Buying a Home with Damaged Finances
The housing crash is a story that is sort of old now, but analyze the real estate industry, and you will probably be able to see some of the effects. For instance, all those unfortunate individuals who had to bear a foreclosure or short sell their house also damaged their credit ratings. Study their credit report, and you will realize that they still have not been able to repair their ratings yet, even though it has already been a couple of years. If you are among these unfortunate individuals, you may never even want to become a homeowner again. However, if that is not the case, here is what you should know if ever plan to buy a home again.
So you are now worried from where you will get all the money that is required for buying a property. This is not really a worrisome situation if you take some measures, and ensure that you will be able to keep the house you purchase.
Set up an emergency fund
An emergency fund is one measure, which importance can never be emphasized enough. Obviously, this is not a hard and fast rule, but it will really help you out in the long run. Before you initiate the home buying process, try to save an amount – up to three months – for all your expenses should an unfortunate incident take place.
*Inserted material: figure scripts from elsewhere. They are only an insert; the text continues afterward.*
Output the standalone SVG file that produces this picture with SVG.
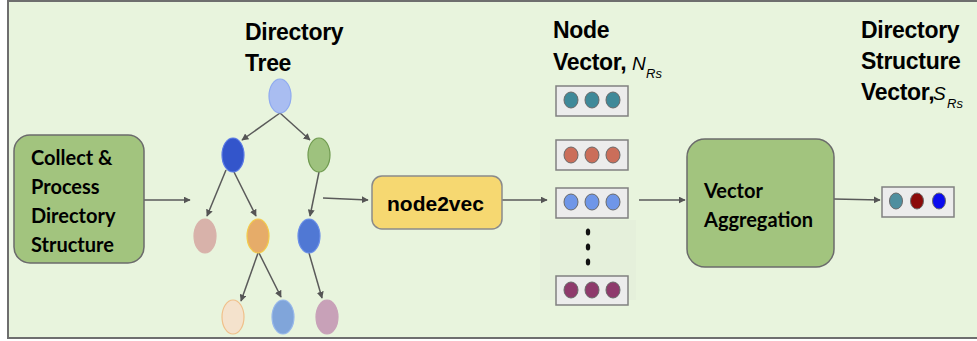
<svg xmlns="http://www.w3.org/2000/svg" width="977" height="341" viewBox="0 0 977 341">
  <defs>
    <marker id="arrow" viewBox="0 0 10 10" refX="9" refY="5" markerWidth="7" markerHeight="7" markerUnits="userSpaceOnUse" orient="auto">
      <path d="M0,0 L10,5 L0,10 z" fill="#555"/>
    </marker>
    <style>
      .edge { stroke: #5a5a5a; stroke-width: 1.5; fill: none; marker-end: url(#arrow); }
      .title { font-family: "Liberation Sans", Arial, sans-serif; font-weight: bold; font-size: 23px; letter-spacing: -0.3px; fill: #000; }
      .sym { font-family: "Liberation Sans", Arial, sans-serif; font-style: italic; font-size: 19px; fill: #000; }
      .sub { font-family: "Liberation Sans", Arial, sans-serif; font-style: italic; font-size: 13px; fill: #000; }
      .label { font-family: Lato, "Liberation Sans", sans-serif; font-weight: bold; font-size: 20px; fill: #000; }
      .green { fill: #a2c47e; stroke: #6b6b6b; stroke-width: 1.5; }
      .vecbox { fill: #ececec; stroke: #808080; stroke-width: 1.5; }
      .tn { stroke-width: 1.2; }
      .vc { stroke: #6a6a6a; stroke-width: 1; }
    </style>
  </defs>

  <!-- canvas -->
  <rect x="0" y="0" width="977" height="341" fill="#ffffff"/>
  <rect x="8" y="1" width="975" height="337" fill="#e8f4dd" stroke="#6e6e6e" stroke-width="2"/>
  <!-- faint panel behind the ellipsis -->
  <rect x="540" y="220" width="96" height="80" fill="#e5f0db"/>

  <!-- connectors -->
  <g id="connectors">
    <line class="edge" x1="144" y1="200" x2="190" y2="200"/>
    <line class="edge" x1="323" y1="198" x2="368" y2="200"/>
    <line class="edge" x1="502" y1="200" x2="547" y2="200"/>
    <line class="edge" x1="639" y1="200" x2="685" y2="200"/>
    <line class="edge" x1="834" y1="199" x2="880" y2="200"/>
    <!-- tree edges -->
    <line class="edge" x1="280" y1="113" x2="242" y2="140"/>
    <line class="edge" x1="280" y1="113" x2="310" y2="140"/>
    <line class="edge" x1="226" y1="170" x2="207" y2="216"/>
    <line class="edge" x1="234" y1="172" x2="256" y2="216"/>
    <line class="edge" x1="319" y1="172" x2="310" y2="216"/>
    <line class="edge" x1="258" y1="253" x2="241" y2="301"/>
    <line class="edge" x1="259" y1="253" x2="281" y2="297"/>
    <line class="edge" x1="309" y1="253" x2="322" y2="298"/>
  </g>

  <!-- Collect & Process Directory Structure -->
  <g id="collect">
    <rect class="green" x="14" y="135" width="130" height="128" rx="16"/>
    <text class="label" x="31" y="165">Collect &amp;</text>
    <text class="label" x="31" y="194">Process</text>
    <text class="label" x="31" y="223">Directory</text>
    <text class="label" x="31" y="252">Structure</text>
  </g>

  <!-- Directory Tree -->
  <g id="tree-title">
    <text class="title" x="245" y="40">Directory</text>
    <text class="title" x="245" y="71">Tree</text>
  </g>
  <g id="tree">
    <ellipse class="tn" cx="280" cy="96" rx="11" ry="17" fill="#a9bdf1" stroke="#8faaf0"/>
    <ellipse class="tn" cx="233" cy="155" rx="11" ry="17" fill="#3355cb" stroke="#5a7ae6"/>
    <ellipse class="tn" cx="319" cy="155" rx="11" ry="17" fill="#9ec27e" stroke="#6f9a4f"/>
    <ellipse class="tn" cx="205" cy="236" rx="11" ry="17" fill="#d8b2aa" stroke="#d8b2aa"/>
    <ellipse class="tn" cx="258" cy="236" rx="11" ry="17" fill="#e6ac69" stroke="#f3cb4a"/>
    <ellipse class="tn" cx="309" cy="236" rx="11" ry="17" fill="#5078d4" stroke="#6a8ee8"/>
    <ellipse class="tn" cx="233" cy="317" rx="11" ry="17" fill="#f4e2cc" stroke="#f0c08a"/>
    <ellipse class="tn" cx="283" cy="317" rx="11" ry="17" fill="#80a5da" stroke="#97b8ea"/>
    <ellipse class="tn" cx="327" cy="317" rx="11" ry="17" fill="#c8a1b8" stroke="#c8a1b8"/>
  </g>

  <!-- node2vec -->
  <g id="node2vec">
    <rect x="372" y="176" width="130" height="53" rx="10" fill="#f6d871" stroke="#8a8a8a" stroke-width="1.5"/>
    <text x="387" y="211" font-family="'Liberation Sans', Arial, sans-serif" font-weight="bold" font-size="21" fill="#000">node2vec</text>
  </g>

  <!-- Node Vector, N_Rs -->
  <g id="node-vector-title">
    <text class="title" x="553" y="38">Node</text>
    <text class="title" x="553" y="70">Vector,</text>
    <text class="sym" x="632" y="70">N</text>
    <text class="sub" x="646" y="78">Rs</text>
  </g>
  <g id="node-vectors">
    <rect class="vecbox" x="556" y="86" width="72" height="30"/>
    <ellipse class="vc" cx="571" cy="100" rx="7" ry="8" fill="#3f8999"/>
    <ellipse class="vc" cx="592" cy="100" rx="7" ry="8" fill="#3f8999"/>
    <ellipse class="vc" cx="613" cy="100" rx="7" ry="8" fill="#3f8999"/>

    <rect class="vecbox" x="556" y="140" width="72" height="30"/>
    <ellipse class="vc" cx="571" cy="155" rx="7" ry="8" fill="#cb6e5a"/>
    <ellipse class="vc" cx="592" cy="155" rx="7" ry="8" fill="#cb6e5a"/>
    <ellipse class="vc" cx="613" cy="155" rx="7" ry="8" fill="#cb6e5a"/>

    <rect class="vecbox" x="556" y="188" width="72" height="30"/>
    <ellipse class="vc" cx="571" cy="202" rx="7" ry="8" fill="#6f96e8"/>
    <ellipse class="vc" cx="592" cy="202" rx="7" ry="8" fill="#6f96e8"/>
    <ellipse class="vc" cx="613" cy="202" rx="7" ry="8" fill="#6f96e8"/>

    <ellipse cx="588" cy="232" rx="2.2" ry="3.5" fill="#111"/>
    <ellipse cx="588" cy="247" rx="2.2" ry="3.5" fill="#111"/>
    <ellipse cx="588" cy="262" rx="2.2" ry="3.5" fill="#111"/>

    <rect class="vecbox" x="556" y="276" width="72" height="29"/>
    <ellipse class="vc" cx="571" cy="290" rx="7" ry="8" fill="#8e3a6c"/>
    <ellipse class="vc" cx="592" cy="290" rx="7" ry="8" fill="#8e3a6c"/>
    <ellipse class="vc" cx="613" cy="290" rx="7" ry="8" fill="#8e3a6c"/>
  </g>

  <!-- Vector Aggregation -->
  <g id="aggregation">
    <rect class="green" x="687" y="139" width="147" height="128" rx="18"/>
    <text class="label" x="704" y="198">Vector</text>
    <text class="label" x="704" y="227">Aggregation</text>
  </g>

  <!-- Directory Structure Vector, S_Rs -->
  <g id="structure-vector-title">
    <text class="title" x="861" y="38">Directory</text>
    <text class="title" x="861" y="69">Structure</text>
    <text class="title" x="861" y="100">Vector,</text>
    <text class="sym" x="933" y="100">S</text>
    <text class="sub" x="947" y="108">Rs</text>
  </g>
  <g id="structure-vector">
    <rect class="vecbox" x="882" y="187" width="72" height="30"/>
    <ellipse class="vc" cx="896" cy="201" rx="6.5" ry="8" fill="#4f8f9f"/>
    <ellipse class="vc" cx="917" cy="201" rx="6.5" ry="8" fill="#8b0a0a"/>
    <ellipse class="vc" cx="939" cy="201" rx="6.5" ry="8" fill="#0a0aee"/>
  </g>
</svg>
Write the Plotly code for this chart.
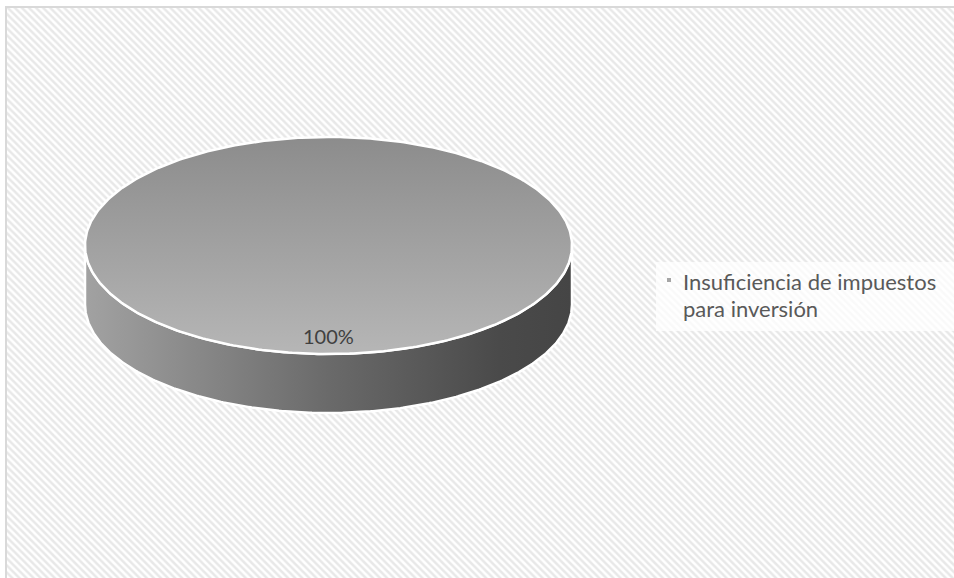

The average monthly expense should include the mortgage payment as well.
Throughout make sure that you do not use up any of this money, until you are faced with a real emergency.
Improve your credit rating
Needless to say, you will have to improve your credit rating if you ever want to acquire a mortgage again. You can improve your score by paying off as much off your credit as you can. Make sure you make full monthly payments, and do not take any other loans. Doing this will have a negative effect on your rating.
Discuss your situation with your lender
A lender can guide you if your credit score is good enough to get a loan or not. He can also provide you information on those options that do not require very high credit scores. Moreover, there are plenty of agencies that do offer mortgages to people with bad credit, but charge a higher interest rate. Talk to your lender in detail, and the situation might turn out in your favor.